I use a helm chart to deploy 2 RabbitMQ pods on k8s. The chart can be deployed well and cluster well firstly. Then add a tls definition for k8s API:
--tls-cipher-suites=TLS_ECDHE_RSA_WITH_AES_128_GCM_SHA256
Then the RabbitMQ peer discovery plugin failed to cluster.
[root@control-01]$ # kubectl get pod -o wide
oe-crmq-0 0/1 CrashLoopBackOff 7 33m 192.168.1.186 worker-01
oe-crmq-1 0/1 CrashLoopBackOff 7 32m 192.168.1.105 worker-02
[root@control-01]$ # kubectl logs oe-crmq-0
## ##
## ## RabbitMQ 3.7.5. Copyright (C) 2007-2018 Pivotal Software, Inc.

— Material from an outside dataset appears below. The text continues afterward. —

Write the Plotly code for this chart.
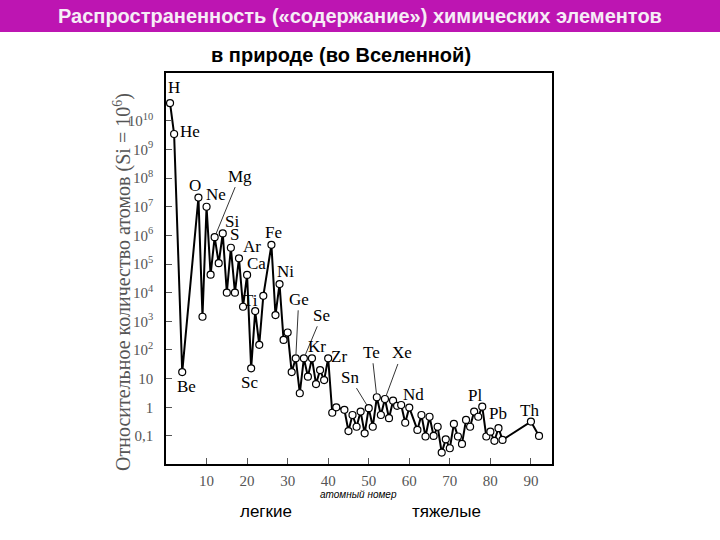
import plotly.graph_objects as go

# ---- data (log10 of abundance, Si = 10^6) ----
atomic_number = [1, 2, 4, 8, 9, 10, 11, 12, 13, 14, 15, 16, 17, 18, 19, 20, 21, 22, 23, 24,
                 26, 27, 28, 29, 30, 31, 32, 33, 34, 35, 36, 37, 38, 39, 40, 41, 42, 44, 45,
                 46, 47, 48, 49, 50, 51, 52, 53, 54, 55, 56, 57, 58, 59, 60, 62, 63, 64, 65,
                 66, 67, 68, 69, 70, 71, 72, 73, 74, 75, 76, 77, 78, 79, 80, 81, 82, 83, 90, 92]
log_abundance = [10.62, 9.54, 1.23, 7.32, 3.16, 7.00, 4.63, 5.94, 5.03, 6.07, 4.00, 5.57, 4.00,
                 5.20, 3.51, 4.62, 1.36, 3.36, 2.18, 3.89, 5.67, 3.22, 4.30, 2.35, 2.61, 1.23,
                 1.71, 0.49, 1.71, 1.07, 1.71, 0.81, 1.30, 0.95, 1.71, -0.19, 0.00, -0.09, -0.83,
                 -0.27, -0.68, -0.15, -0.91, -0.03, -0.68, 0.35, -0.27, 0.29, -0.38, 0.23, 0.05,
                 0.08, -0.54, -0.01, -0.79, -0.27, -1.02, -0.33, -1.00, -0.68, -1.58, -1.12,
                 -1.43, -0.58, -1.02, -1.28, -0.44, -0.68, -0.15, -0.33, 0.02, -1.02, -0.85,
                 -1.17, -0.73, -1.14, -0.50, -1.00]

label_text = ["H", "He", "Be", "O", "Ne", "Mg", "Si", "S", "Ar", "Ca", "Ti", "Sc", "Fe", "Ni",
              "Ge", "Se", "Kr", "Zr", "Sn", "Te", "Xe", "Nd", "Pl", "Pb", "Th"]
label_z = [1, 2, 4, 8, 10, 12, 14, 16, 18, 20, 22, 21, 26, 28, 32, 34, 36, 40, 50, 52, 54, 60, 78, 82, 90]

y_tick_vals = [-1, 0, 1, 2, 3, 4, 5, 6, 7, 8, 9, 10]
y_tick_text = ["0,1", "1", "10", "10<sup>2</sup>", "10<sup>3</sup>", "10<sup>4</sup>",
               "10<sup>5</sup>", "10<sup>6</sup>", "10<sup>7</sup>", "10<sup>8</sup>",
               "10<sup>9</sup>", "10<sup>10</sup>"]
x_tick_vals = [10, 20, 30, 40, 50, 60, 70, 80, 90]

# ---- label placement (pixel offsets text-centre minus point, leader flag) ----
label_dx = [4, 16, 4, -3, 9, 25, 9, 4, 13, 9, -5, -2, 2, 6, 3, 18, 5, 11, -19, -5, 17, 4, -7, 0, -1]
label_dy = [-16, -3, 14, -12, -12, -61, -12, -13, -12, -11, -11, 14, -12, -13, -59, -43, -12, -2,
            -31, -45, -46, -13, -11, -15, -11]
label_leader = [False, False, False, False, False, True, False, False, False, False, False, False,
                False, False, True, True, False, False, True, True, True, False, False, False, False]

W, H = 720, 540
ML, MR, MT, MB = 166, 168, 73, 76
PW, PH = W - ML - MR, H - MT - MB


def px_x(px):
    return (px - ML) / PW


def px_y(py):
    return (H - MB - py) / PH


SERIF = "Liberation Serif"
SANS = "Liberation Sans"

fig = go.Figure()
fig.add_trace(go.Scatter(
    x=atomic_number, y=log_abundance, mode="lines+markers",
    line=dict(color="black", width=2),
    marker=dict(symbol="circle", size=7, color="white", line=dict(color="black", width=1.2)),
    hoverinfo="x+y", showlegend=False,
))

lookup = dict(zip(atomic_number, log_abundance))
annotations = []
for t, z, dx, dy, lead in zip(label_text, label_z, label_dx, label_dy, label_leader):
    yv = lookup[z]
    if lead:
        annotations.append(dict(x=z, y=yv, xref="x", yref="y", text=t, showarrow=True,
                                ax=dx, ay=dy, arrowhead=0, arrowwidth=0.8, arrowcolor="black",
                                standoff=4, font=dict(family=SERIF, size=17, color="black")))
    else:
        annotations.append(dict(x=z, y=yv, xref="x", yref="y", text=t, showarrow=False,
                                xshift=dx, yshift=-dy, xanchor="center", yanchor="middle",
                                font=dict(family=SERIF, size=17, color="black")))


def paper_text(px, py, text, font, angle=0):
    return dict(x=px_x(px), y=px_y(py), xref="paper", yref="paper", showarrow=False,
                xanchor="center", yanchor="middle", text=text, textangle=angle, font=font)


annotations += [
    paper_text(360, 16, "<b>Распространенность («содержание») химических элементов</b>",
               dict(family=SANS, size=20, color="#F6ECF6")),
    paper_text(341, 55, "<b>в природе (во Вселенной)</b>",
               dict(family=SANS, size=20, color="black")),
    paper_text(122, 282, "Относительное количество атомов (Si = 10<sup>6</sup>)",
               dict(family=SERIF, size=20, color="#555555"), angle=-90),
    paper_text(358, 494, "<i>атомный номер</i>", dict(family=SANS, size=10, color="black")),
    paper_text(266, 512, "легкие", dict(family=SANS, size=17, color="black")),
    paper_text(446, 512, "тяжелые", dict(family=SANS, size=17, color="black")),
]

shapes = [dict(type="rect", xref="paper", yref="paper", x0=px_x(0), x1=px_x(720),
               y0=px_y(32), y1=px_y(0), fillcolor="#BD15B2", line=dict(width=0), layer="below")]

axis_common = dict(showgrid=False, zeroline=False, showline=True, linecolor="black",
                   linewidth=1.5, mirror=True, ticks="inside", ticklen=6, tickwidth=1,
                   tickcolor="#555555",
                   tickfont=dict(family=SERIF, size=15, color="#555555"))

fig.update_layout(
    width=W, height=H, margin=dict(l=ML, r=MR, t=MT, b=MB),
    paper_bgcolor="white", plot_bgcolor="white",
    xaxis=dict(range=[0, 95.2], tickvals=x_tick_vals, ticklabelstandoff=2, **axis_common),
    yaxis=dict(range=[-1.98, 11.67], tickvals=y_tick_vals, ticktext=y_tick_text,
               ticklabelstandoff=8, **axis_common),
    annotations=annotations, shapes=shapes,
)

fig.write_html("out.html", config={"displayModeBar": False},
               post_script="document.body.style.margin='0px';")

########## Licensed under the MPL. See http://www.rabbitmq.com/
###### ##
########## Logs: /var/log/rabbitmq/rabbit@oe-crmq-0.log
/var/log/rabbitmq/rabbit@oe-crmq-0_upgrade.log
Starting broker...
{"Kernel pid terminated",application_controller,"{application_start_failure,rabbit,{bad_return,{{rabbit,start,[normal,[]]},{'EXIT',{{case_clause,{error,\"{failed_connect,[{to_address,{\\"kubernetes.default.svc.cluster.local\\",8443}},\n {inet,[inet],etimedout}]}\"}},[{rabbit_mnesia,init_from_config,0,[{file,\"src/rabbit_mnesia.erl\"},{line,164}]},{rabbit_mnesia,init_with_lock,3,[{file,\"src/rabbit_mnesia.erl\"},{line,144}]},{rabbit_mnesia,init,0,[{file,\"src/rabbit_mnesia.erl\"},{line,111}]},{rabbit_boot_steps,'-run_step/2-lc$^1/1-1-',1,[{file,\"src/rabbit_boot_steps.erl\"},{line,49}]},{rabbit_boot_steps,run_step,2,[{file,\"src/rabbit_boot_steps.erl\"},{line,49}]},{rabbit_boot_steps,'-run_boot_steps/1-lc$^0/1-0-',1,[{file,\"src/rabbit_boot_steps.erl\"},{line,26}]},{rabbit_boot_steps,run_boot_steps,1,[{file,\"src/rabbit_boot_steps.erl\"},{line,26}]},{rabbit,start,2,[{file,\"src/rabbit.erl\"},{line,801}]}]}}}}}"}
Kernel pid terminated (application_controller) ({application_start_failure,rabbit,{bad_return,{{rabbit,start,[normal,[]]},{'EXIT',{{case_clause,{error,"{failed_connect,[{to_address,{\"kubernetes.defau
Crash dump is being written to: /var/log/rabbitmq/erl_crash.dump...done
So I try to add cipher for RabbitMQ in the advanced.config:
bash-4.2$ cat advanced.config
%% List allowed ciphers
[
{ssl, [{versions, ['tlsv1.2']},
{ssl_optons, [{ciphers, [
{ecdhe_rsa,aes_128_gcm,null,sha256}
]}, {fail_if_no_peer_cert,false}]}]}
].
While this config haven't bring much improvemnt. It still timeout when connect to kubernetes.default.svc.cluster.local.
After upgrading erlang to latest version the issue resolved.